ファミリーのボスとして、一人の男として



side:沢田綱吉


「さてと、こっちもやるとしますか」

 ビアンカが見えなくなるまで見送ったオレは、スーツの内ポケットから黒くて四角い物体を取り出した。物体の正体は小型爆弾。威力はそこまで強くはないけど、バルコニーを吹き飛ばすには十分な大きさだった。
 爆弾を設置して、十分な距離を取った所でスイッチを押した。
 爆発で部屋の窓ガラスはすべて割れ、バルコニーそのものは崩落した。

「ごほっ……! 小型なのに威力ありすぎだろ……」

 爆風で部屋の入口近くまで吹き飛ばされたオレは、背中の強打をはじめとした掠り傷や打撲などの怪我を負った。

「十代目!」
「おいツナ、無事か!?」

 爆発音を聞きつけた守護者や部下が続々と集まってきた。
 元家庭教師であるリボーンはオレの体をゆっくりと起こすと、小声で話しかけてきた。

「上手くいったのか?」
「なんとか、な」
「そうか」

 小さくニヤリと笑ったリボーンは、オレに肩を貸すと部屋の外に連れ出した。

「十代目! お怪我の方は!?」
「オレは平気だよ……それよりも、ビアンカが……ッ」
「十代目!」
「すぐに医療班に連絡しろ!!」

 守護者たちが的確に指示をし、慌ただしく部下たちが動き回る。

「ツナ、ここってビアンカの部屋だろ? いったい何があったんだ?」
「攫われたんだ、ミルフィオーレの連中に……」
「ミルフィオーレだと!?」

 敵視しているファミリーの名が出て、一気が周りがざわつきだした。

「ミルフィオーレって、あのミルフィオーレファミリーか!?」
「ボンゴレに対する宣戦布告か!?」
「ボスの秘書を攫ったって……」

 ひそひそと話す部下たちは、あきらかに動揺していた。

「急いで、同盟ファミリーに連絡を取ってくれ」
「わ、分かりました!」
「ツナ、これからどうするつもりなんだ?」

 リボーンの質問に、みんなの視線がオレに集まった。

「……相手は、あのミルフィオーレファミリーだ。
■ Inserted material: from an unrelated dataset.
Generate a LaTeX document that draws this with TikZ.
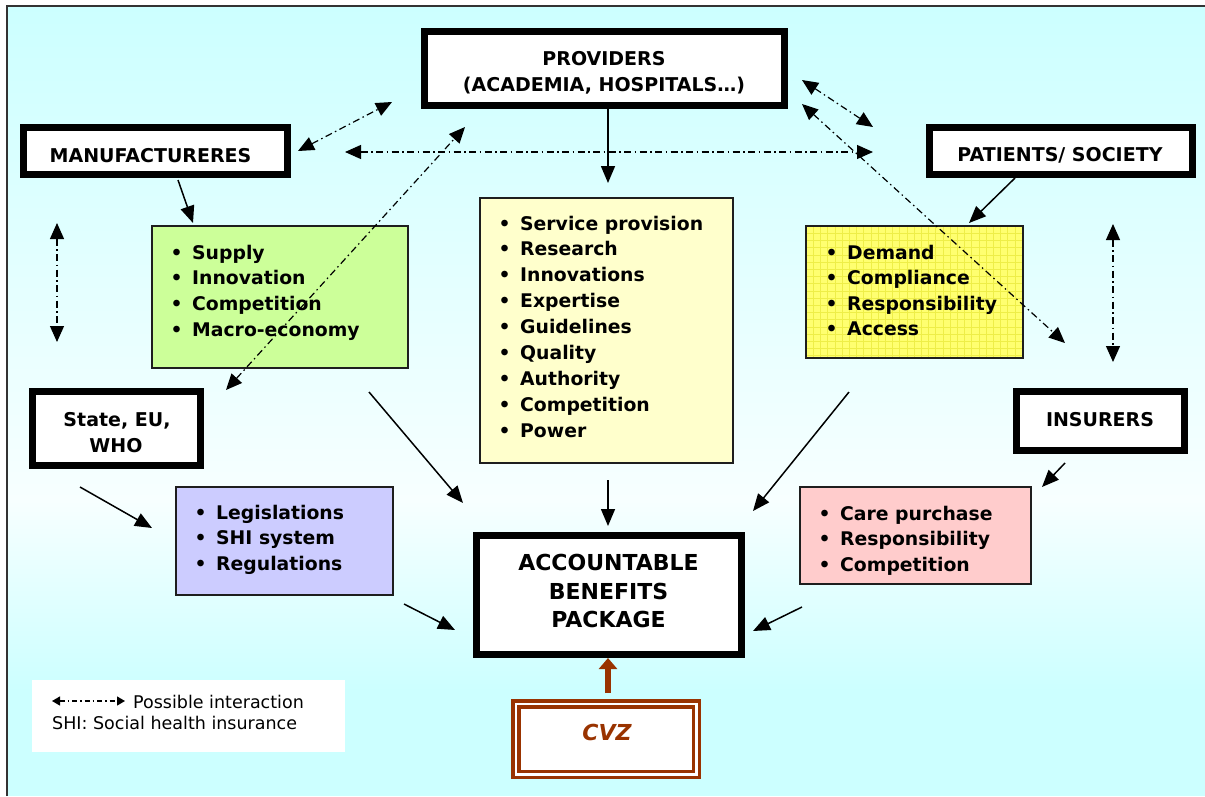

きっと全面戦争になるだろう」

 息をのむ声が、あちらこちらから聞こえてきた。

「だけど、勝つのはオレたちボンゴレファミリーだ。そしてビアンカも、必ず取り戻す!」

 オレの言葉を聞いて、みんなの顔つきが変わった。不安などは一切感じられず、それどころか、やる気に満ちた表情に変わっていた。

(ごめんね、ビアンカ……)

 もう一度君をこの腕で抱くまで、オレは諦めない。